ミアがセブとの「2人の関係」や「これから」について “Where are we?” と二度問いかけるシーン。
(おそらく意図的に)複数の年代がごちゃまぜになっていること、それが夢の世界のような雰囲気を醸成していることは序盤で気付くのだが、それについてメタ的に言及するようなこの台詞にハッとした。
ここでセブが「実は全部夢だったんだよ」と答えていても「そうか…」と思ってしまいそうな浮遊感があったのだが、しかし全ては現実、その後に来るラストシーンで非情にも二人の夢が現実になった頃には二人がいた時間が夢のようになってしまったという逆転をまた一段と辛いものに仕立て上げていた。
そう、あのシーンで「夢を追うなら全てを捨てて没頭しなければならない」とセブが言っていたが、本当にその通りになってしまった。
最後のジャズクラブでの一連
5年後…ミアが女優として成功を収めている頃、いきなり隣にいる男に「てめーは誰だよ?」と突っ込みたくなりつつ、「え、まさか二人は終わった…?」と現実を突きつけられたまま、ふとミアと夫が入ったジャズクラブ。

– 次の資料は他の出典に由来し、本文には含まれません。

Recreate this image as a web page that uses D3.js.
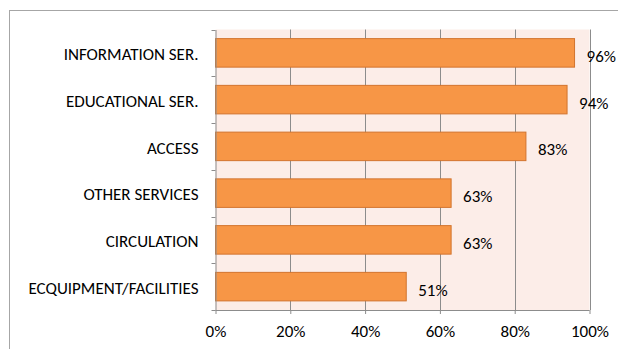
<!DOCTYPE html>
<html>
<head>
<meta charset="utf-8">
<script src="https://cdn.jsdelivr.net/npm/d3@7/dist/d3.min.js"></script>
<style>
  html, body { margin: 0; padding: 0; background: #fff; }
  svg { display: block; font-family: Carlito, Calibri, Lato, sans-serif; }
</style>
</head>
<body>
<svg id="chart" width="618" height="349"></svg>
<script>
// Survey results per service area (share of respondents)
const categories = ["INFORMATION SER.", "EDUCATIONAL SER.", "ACCESS", "OTHER SERVICES", "CIRCULATION", "ECQUIPMENT/FACILITIES"];
const values = [0.96, 0.94, 0.83, 0.63, 0.63, 0.51];
const valueLabels = ["96%", "94%", "83%", "63%", "63%", "51%"];
const xTicks = [0, 0.2, 0.4, 0.6, 0.8, 1.0];

const FONT = "Carlito, Calibri, Lato, sans-serif";
const FS = 17;

const svg = d3.select("#chart");
const plot = { left: 215.5, right: 589.5, top: 29.5, bottom: 310 };

// Chart frame
svg.append("rect")
  .attr("x", 9.5).attr("y", 10.5)
  .attr("width", 700).attr("height", 400)
  .attr("fill", "#fff").attr("stroke", "#a6a6a6").attr("stroke-width", 1);

const x = d3.scaleLinear().domain([0, 1]).range([plot.left, plot.right]);
const y = d3.scaleBand().domain(categories).range([plot.top, plot.bottom]).paddingInner(0.39).paddingOuter(0.195);
const yb = d3.scaleBand().domain(categories).range([plot.top, plot.bottom]);

// Plot area background
svg.append("rect")
  .attr("x", plot.left).attr("y", plot.top)
  .attr("width", plot.right - plot.left).attr("height", plot.bottom - plot.top)
  .attr("fill", "#fcede8");

// Vertical gridlines
svg.append("g").selectAll("line").data(xTicks.slice(1)).join("line")
  .attr("x1", d => Math.round(x(d)) + 0.5).attr("x2", d => Math.round(x(d)) + 0.5)
  .attr("y1", plot.top).attr("y2", plot.bottom)
  .attr("stroke", "#8c8c8c").attr("stroke-width", 1);

// Bars
svg.append("g").selectAll("rect").data(categories).join("rect")
  .attr("x", x(0))
  .attr("y", d => y(d))
  .attr("width", (d, i) => x(values[i]) - x(0))
  .attr("height", y.bandwidth())
  .attr("fill", "#f79646")
  .attr("stroke", "#d2742e").attr("stroke-width", 1);

// Category axis
const yAxis = d3.axisLeft(yb).tickSize(0).tickPadding(17);
const gy = svg.append("g").attr("transform", `translate(${plot.left},0)`).call(yAxis);
gy.select(".domain").attr("stroke", "#8c8c8c");
gy.selectAll("text").attr("font-size", FS).attr("fill", "#000").attr("dy", "0.42em")
  .attr("font-family", FONT);
// Boundary ticks between categories
const bounds = categories.map(c => yb(c)).concat([plot.bottom]);
svg.append("g").selectAll("line").data(bounds).join("line")
  .attr("x1", plot.left - 4).attr("x2", plot.left)
  .attr("y1", d => Math.round(d) + 0.5).attr("y2", d => Math.round(d) + 0.5)
  .attr("stroke", "#8c8c8c");

// Value axis
const xAxis = d3.axisBottom(x).tickValues(xTicks).tickFormat(d3.format(".0%")).tickSize(4).tickPadding(11);
const gx = svg.append("g").attr("transform", `translate(0,${plot.bottom})`).call(xAxis);
gx.select(".domain").attr("stroke", "#8c8c8c").attr("d", `M${plot.left},0.5H${plot.right}`);
gx.selectAll("line").attr("stroke", "#8c8c8c");
gx.selectAll("text").attr("font-size", FS).attr("fill", "#000")
  .attr("font-family", FONT);

// Value labels
svg.append("g").selectAll("text").data(categories).join("text")
  .attr("x", (d, i) => x(values[i]) + 12)
  .attr("y", d => y(d) + y.bandwidth() / 2 + 3)
  .attr("dy", "0.35em")
  .attr("font-size", FS).attr("fill", "#000").attr("font-family", FONT)
  .text((d, i) => valueLabels[i]);
</script>
</body>
</html>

「あ、これ絶対セブの店だ」って観客は誰だってわかる。
問題は、それをどんな決定的な描写がミアに気づかせるんだろう?と思っていたらクラブの看板に “Seb’s”。もうこれで感涙。(映画を観た人ならわかるが、"Seb’s" はミアのアイデア。かつてセブに却下されたのに採用されてた)
そこからセブがミアに気付き、本来なら弾くはずでなかった曲を演奏し始め、別の世界線へ…
いや、書いていて思い出したがやっぱり良い映画だったな。もう一度観たい。